--- START ---

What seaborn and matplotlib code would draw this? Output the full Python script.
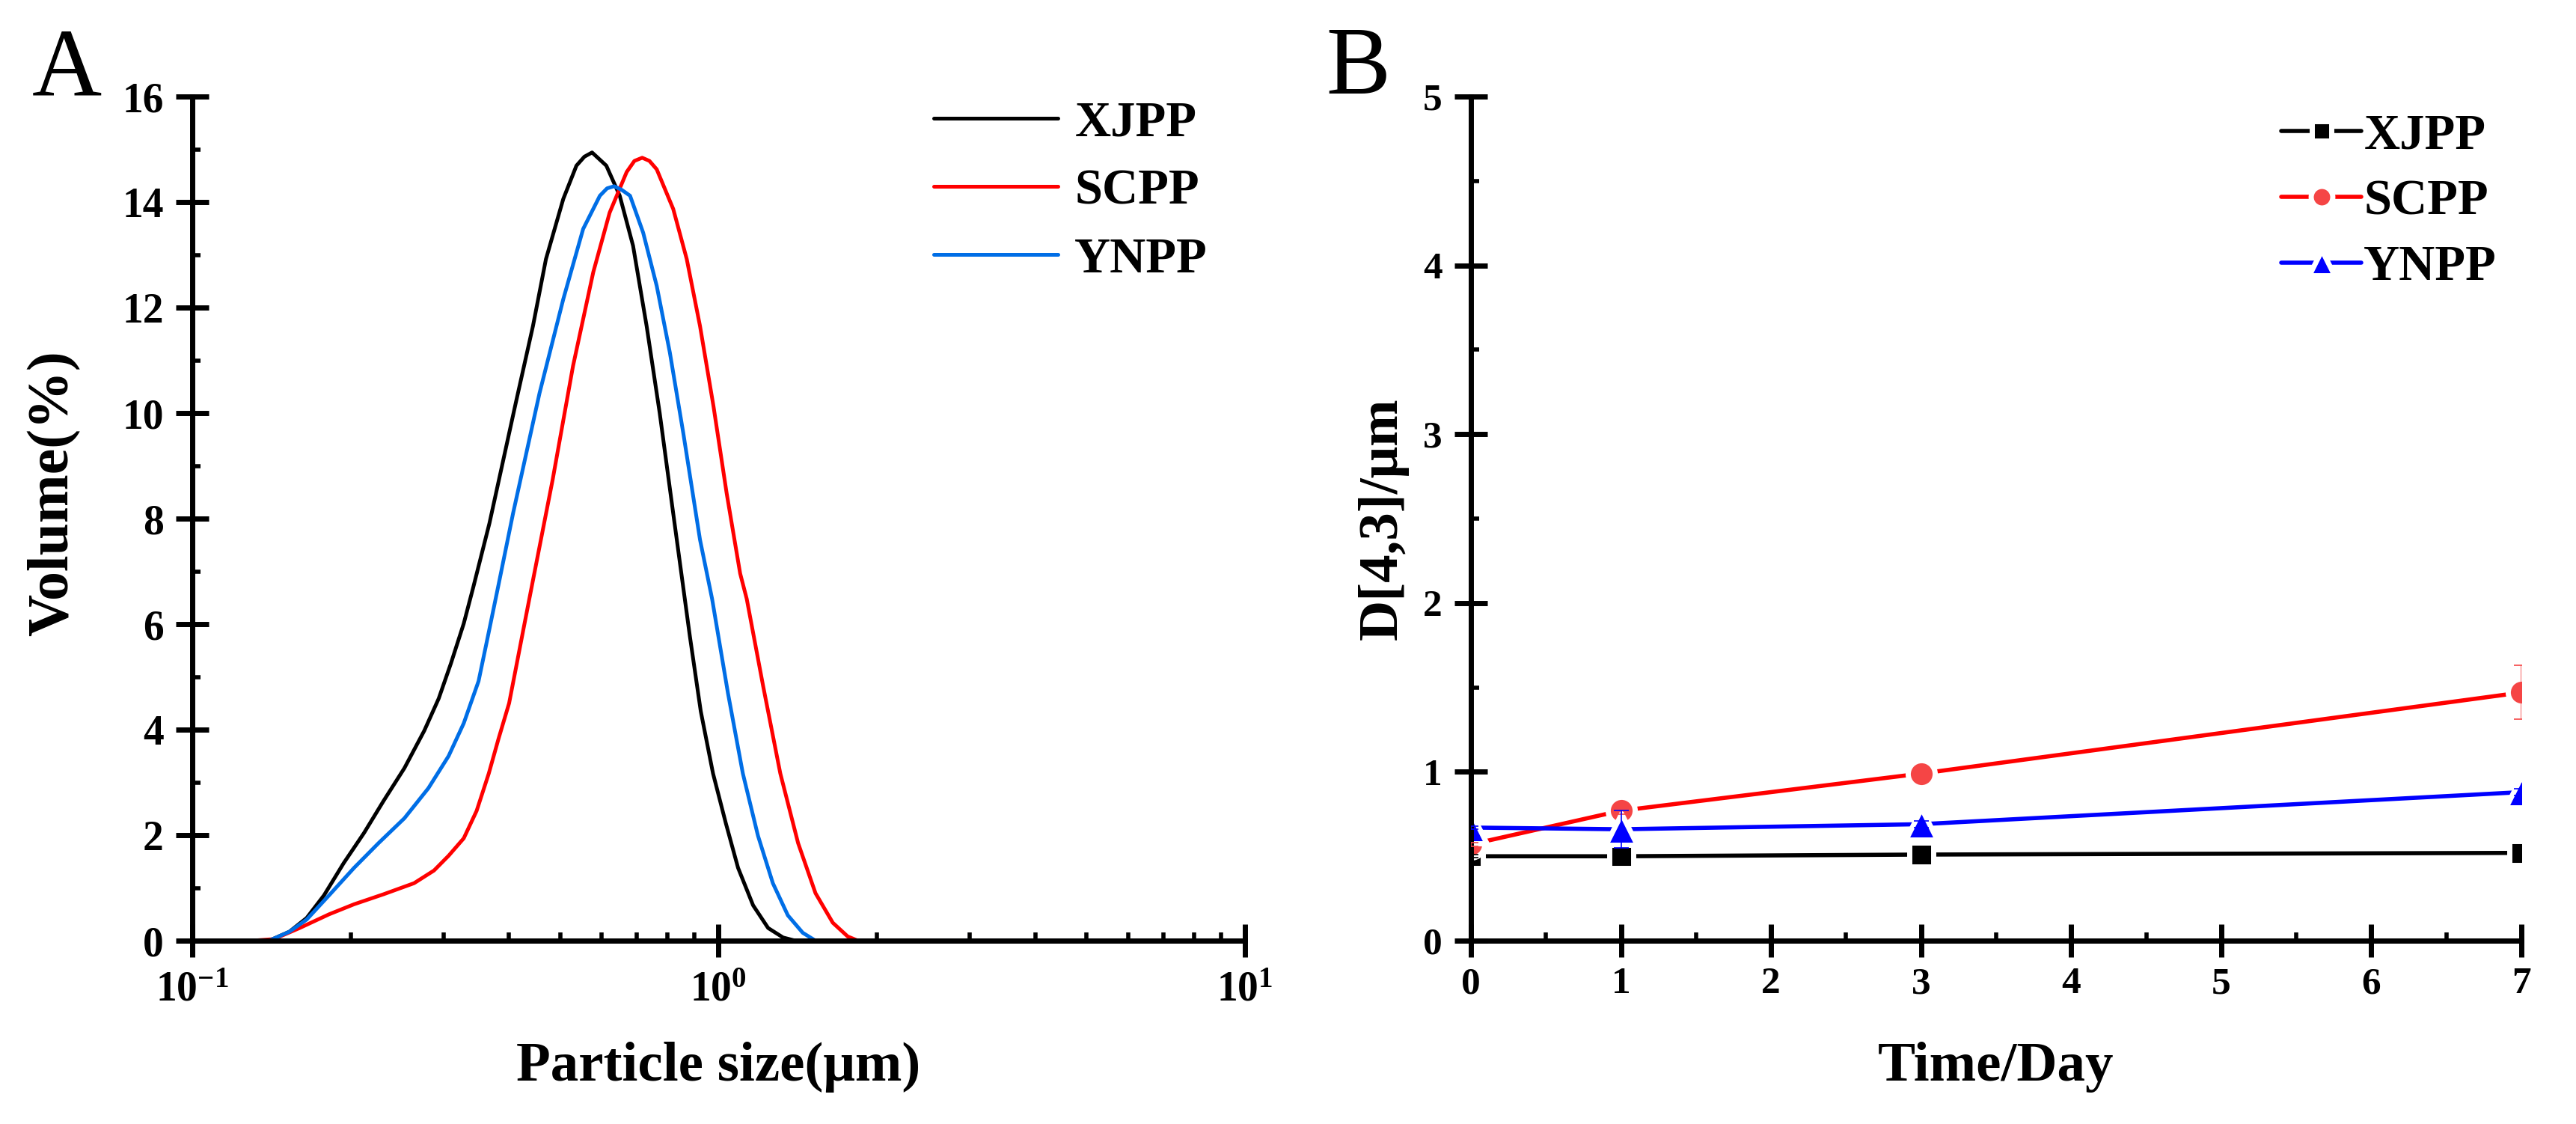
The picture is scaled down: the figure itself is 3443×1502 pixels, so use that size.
import matplotlib
matplotlib.use("Agg")
import matplotlib.pyplot as plt
from matplotlib.markers import MarkerStyle
from matplotlib.ticker import FixedLocator, LogLocator, MultipleLocator, NullFormatter
import pandas as pd
import seaborn as sns

# Panel A: particle size distribution (volume %)
xjpp_size = [0.100, 0.140, 0.153, 0.165, 0.178, 0.194, 0.212, 0.231, 0.253, 0.276,
             0.294, 0.310, 0.328, 0.342, 0.367, 0.412, 0.444, 0.470, 0.507, 0.537,
             0.556, 0.575, 0.594, 0.612, 0.649, 0.688, 0.730, 0.773, 0.820, 0.882,
             0.925, 0.976, 1.032, 1.089, 1.163, 1.242, 1.326, 1.399, 10.0]
xjpp_vol = [0, 0, 0.17, 0.43, 0.86, 1.47, 2.04, 2.65, 3.27, 3.98,
            4.59, 5.25, 6.01, 6.70, 7.91, 10.20, 11.65, 12.92, 14.06, 14.69,
            14.86, 14.94, 14.81, 14.69, 14.12, 13.17, 11.65, 10.00, 8.10, 5.77,
            4.35, 3.17, 2.23, 1.38, 0.67, 0.24, 0.06, 0, 0]

scpp_size = [0.100, 0.130, 0.143, 0.160, 0.182, 0.203, 0.231, 0.264, 0.288, 0.307,
             0.328, 0.347, 0.366, 0.382, 0.400, 0.412, 0.426, 0.443, 0.484, 0.529,
             0.578, 0.621, 0.669, 0.692, 0.716, 0.739, 0.763, 0.820, 0.870, 0.922,
             0.978, 1.036, 1.099, 1.131, 1.215, 1.310, 1.416, 1.528, 1.648, 1.759,
             1.840, 10.0]
scpp_vol = [0, 0, 0.03, 0.24, 0.50, 0.69, 0.88, 1.09, 1.33, 1.61,
            1.94, 2.46, 3.17, 3.83, 4.50, 5.16, 5.91, 6.78, 8.74, 10.89,
            12.67, 13.80, 14.57, 14.78, 14.84, 14.78, 14.62, 13.87, 12.92, 11.65,
            10.13, 8.48, 6.96, 6.48, 4.83, 3.17, 1.85, 0.90, 0.34, 0.08,
            0, 0]

ynpp_size = [0.100, 0.140, 0.153, 0.165, 0.182, 0.203, 0.226, 0.253, 0.281, 0.307,
             0.328, 0.350, 0.366, 0.382, 0.407, 0.457, 0.507, 0.553, 0.595, 0.614,
             0.633, 0.655, 0.679, 0.719, 0.763, 0.808, 0.857, 0.922, 0.972, 1.042,
             1.112, 1.188, 1.268, 1.354, 1.445, 1.528, 10.0]
ynpp_vol = [0, 0, 0.17, 0.40, 0.86, 1.38, 1.85, 2.32, 2.89, 3.50,
            4.12, 4.92, 5.85, 6.75, 8.10, 10.38, 12.16, 13.49, 14.12, 14.26,
            14.30, 14.23, 14.12, 13.42, 12.41, 11.15, 9.62, 7.60, 6.48, 4.69,
            3.17, 1.99, 1.09, 0.48, 0.15, 0, 0]

# Panel B: D[4,3] over storage time
days = [0, 1, 3, 7]
d43_xjpp = [0.50, 0.50, 0.51, 0.52]
d43_scpp = [0.57, 0.77, 0.99, 1.47]
d43_ynpp = [0.67, 0.66, 0.69, 0.88]
err_xjpp = [0.01, 0.01, 0.01, 0.01]
err_scpp = [0.01, 0.02, 0.02, 0.16]
err_ynpp = [0.01, 0.11, 0.02, 0.02]

samples = ["XJPP", "SCPP", "YNPP"]

sns.set_style("white")
plt.rcParams["font.family"] = ["Liberation Serif", "DejaVu Serif"]
plt.rcParams["font.weight"] = "bold"
plt.rcParams["axes.labelweight"] = "bold"
plt.rcParams["text.color"] = "black"
plt.rcParams["axes.labelcolor"] = "black"
plt.rcParams["xtick.color"] = "black"
plt.rcParams["ytick.color"] = "black"
plt.rcParams["mathtext.fontset"] = "custom"
plt.rcParams["mathtext.rm"] = "Liberation Serif:bold"
plt.rcParams["mathtext.bf"] = "Liberation Serif:bold"

fig = plt.figure(figsize=(34.43, 15.02), dpi=100)
ax_a = fig.add_axes([0.0746, 0.1631, 0.4087, 0.751])
ax_b = fig.add_axes([0.5710, 0.1631, 0.4078, 0.751])


def style_axes(ax, ticksize):
    for side in ["top", "right"]:
        ax.spines[side].set_visible(False)
    for side in ["left", "bottom"]:
        ax.spines[side].set_linewidth(5)
        ax.spines[side].set_color("black")
    ax.tick_params(which="both", bottom=True, left=True, top=False, right=False)
    ax.tick_params(which="major", direction="inout", length=31, width=5,
                   labelsize=ticksize, color="black", labelcolor="black")
    ax.tick_params(which="minor", direction="in", length=8, width=4, color="black")
    ax.tick_params(axis="y", which="major", pad=12)
    ax.tick_params(axis="x", which="major", pad=10)


# ---- Panel A ----
dist = pd.concat([
    pd.DataFrame({"size": xjpp_size, "volume": xjpp_vol, "sample": "XJPP"}),
    pd.DataFrame({"size": scpp_size, "volume": scpp_vol, "sample": "SCPP"}),
    pd.DataFrame({"size": ynpp_size, "volume": ynpp_vol, "sample": "YNPP"}),
])
ax_a.set_xscale("log")
sns.lineplot(data=dist, x="size", y="volume", hue="sample", hue_order=samples,
             palette=["black", "#FF0000", "#006EE6"], estimator=None,
             linewidth=3.6, ax=ax_a, clip_on=False)
ax_a.set_xlim(0.1, 10)
ax_a.set_ylim(0, 16)
ax_a.xaxis.set_major_locator(FixedLocator([0.1, 1, 10]))
ax_a.xaxis.set_minor_locator(LogLocator(base=10, subs=range(2, 10)))
ax_a.xaxis.set_minor_formatter(NullFormatter())
ax_a.yaxis.set_major_locator(MultipleLocator(2))
ax_a.yaxis.set_minor_locator(MultipleLocator(1))
style_axes(ax_a, 40)
ax_a.tick_params(axis="x", which="major", pad=14)
ax_a.set_xlabel("Particle size(μm)", fontsize=54, fontweight="bold")
ax_a.set_ylabel("Volume(%)", fontsize=56, fontweight="bold")
ax_a.xaxis.set_label_coords(0.5, -0.12)
ax_a.yaxis.set_label_coords(-0.106, 0.53)
ax_a.legend(loc="upper right", bbox_to_anchor=(0.9645, 0.995), frameon=False,
            fontsize=48, handlelength=2.5, handletextpad=0.33, labelspacing=0.45,
            borderpad=0, borderaxespad=0)

# ---- Panel B ----
series = [
    ("XJPP", d43_xjpp, err_xjpp, "black", "black", "s", 23),
    ("SCPP", d43_scpp, err_scpp, "#FF0000", "#F54545", "o", 26),
    ("YNPP", d43_ynpp, err_ynpp, "#0000FF", "#0000FF", "^", 30),
]
for name, vals, errs, lcol, mcol, mk, ms in series:
    sns.lineplot(x=days, y=vals, color=lcol, linewidth=4, label=name, ax=ax_b,
                 marker=MarkerStyle(mk, joinstyle="round"), markersize=ms,
                 markerfacecolor=mcol, markeredgecolor="white", markeredgewidth=5)
for name, vals, errs, lcol, mcol, mk, ms in series:
    ax_b.errorbar(days, vals, yerr=errs, fmt="none", ecolor=mcol, elinewidth=1.2,
                  capsize=7, capthick=1.2, zorder=5)
ax_b.set_xlim(0, 7)
ax_b.set_ylim(0, 5)
ax_b.xaxis.set_major_locator(MultipleLocator(1))
ax_b.xaxis.set_minor_locator(MultipleLocator(0.5))
ax_b.yaxis.set_major_locator(MultipleLocator(1))
ax_b.yaxis.set_minor_locator(MultipleLocator(0.5))
style_axes(ax_b, 37)
ax_b.set_xlabel("Time/Day", fontsize=54, fontweight="bold")
ax_b.set_ylabel("D[4,3]/μm", fontsize=54, fontweight="bold")
ax_b.xaxis.set_label_coords(0.5, -0.12)
ax_b.yaxis.set_label_coords(-0.059, 0.5)
ax_b.legend(loc="upper right", bbox_to_anchor=(0.9765, 0.98), frameon=False,
            fontsize=48, handlelength=1.6, handletextpad=0.05, labelspacing=0.4,
            borderpad=0, borderaxespad=0, markerscale=0.8)

fig.text(0.0125, 0.9154, "A", fontsize=93, fontweight="normal", va="baseline")
fig.text(0.5147, 0.9168, "B", fontsize=93, fontweight="normal", va="baseline")

fig.savefig("out.png", dpi=100)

--- END ---

### WORK INSTRUCTIONS:
The line with "The picture is" marks the start and the line with "4.35, 3.17, 2.23, 1.38, 0.67, 0.24, 0.06, 0, 0]" marks the end; transcribe every line in that stretch, unchanged.

### RESULT FOR THIS EXERCISE:
The picture is scaled down: the figure itself is 3443×1502 pixels, so use that size.
import matplotlib
matplotlib.use("Agg")
import matplotlib.pyplot as plt
from matplotlib.markers import MarkerStyle
from matplotlib.ticker import FixedLocator, LogLocator, MultipleLocator, NullFormatter
import pandas as pd
import seaborn as sns

# Panel A: particle size distribution (volume %)
xjpp_size = [0.100, 0.140, 0.153, 0.165, 0.178, 0.194, 0.212, 0.231, 0.253, 0.276,
             0.294, 0.310, 0.328, 0.342, 0.367, 0.412, 0.444, 0.470, 0.507, 0.537,
             0.556, 0.575, 0.594, 0.612, 0.649, 0.688, 0.730, 0.773, 0.820, 0.882,
             0.925, 0.976, 1.032, 1.089, 1.163, 1.242, 1.326, 1.399, 10.0]
xjpp_vol = [0, 0, 0.17, 0.43, 0.86, 1.47, 2.04, 2.65, 3.27, 3.98,
            4.59, 5.25, 6.01, 6.70, 7.91, 10.20, 11.65, 12.92, 14.06, 14.69,
            14.86, 14.94, 14.81, 14.69, 14.12, 13.17, 11.65, 10.00, 8.10, 5.77,
            4.35, 3.17, 2.23, 1.38, 0.67, 0.24, 0.06, 0, 0]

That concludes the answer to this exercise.